Our Health Care history of reform for the past 60+ years has always carried with it the mantra of Socialized Medicine, screamed so loudly it drowns out talk of anything else. The fear of anything other than the status quo is always met with the most dire of consequences and usually it's enough to kill any further discussion.

That we've come this far in our quest for Health Care reform is a miracle, since it's been so furiously shot down so viciously for so long.
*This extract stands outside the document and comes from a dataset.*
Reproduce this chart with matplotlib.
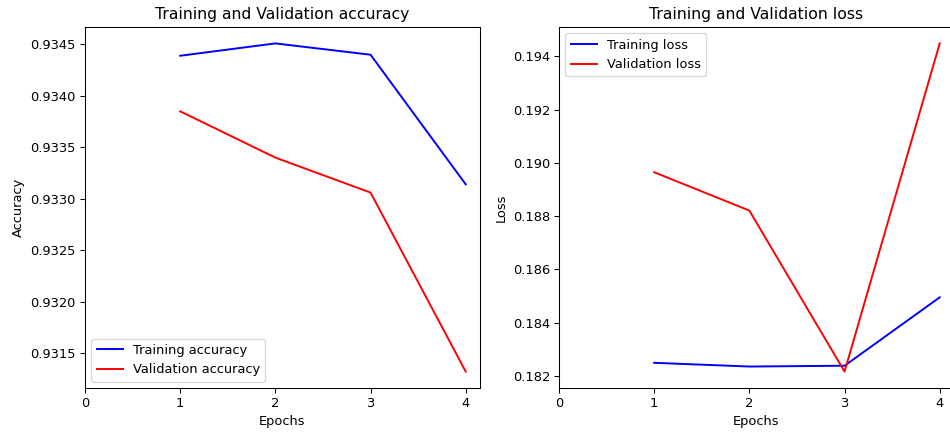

Take for example this Lincoln Day address from February 10, 1949, given by Isolationist/Republican Senator Arthur Vandenberg when talk of Health Care reform comes around:

Sen. Vandenberg: “There is a vast propaganda today for Socialized Medicine. I think it would destroy precious personal relationships in the American way of life. That it would produce wholesale mediocrity in the skills which serve the sick. And saddle us with a new and appalling bureaucracy. But this does require me to blind my eyes to the existence of a crushing and well neigh universal sick problem in lives of millions of our citizens. It is a problem that must be met but we have a choice of methods; one is voluntary and therefore typically American. The other is involuntary and therefore typically bureaucratic. The latter is socialized Medicine. The former is cooperative Medicine. I expect the American people and the Republican Party to choose the former. I want my party to look at the great humanitarian cooperative efforts of the Blue Cross for example, which represents cooperation and not compulsion.”

That the argument, even in 1949, is so filled with fear and falsehoods that any reasonable person would question the speakers motives. That he speaks so highly of Blue Cross is an indication. This was during a time Blue Cross didn't have the strangle hold over the Health Care Industry they do now. Yet then, as now the blatant fear and dire consuequences is the same.

The stranglehold however, is a lot firmer.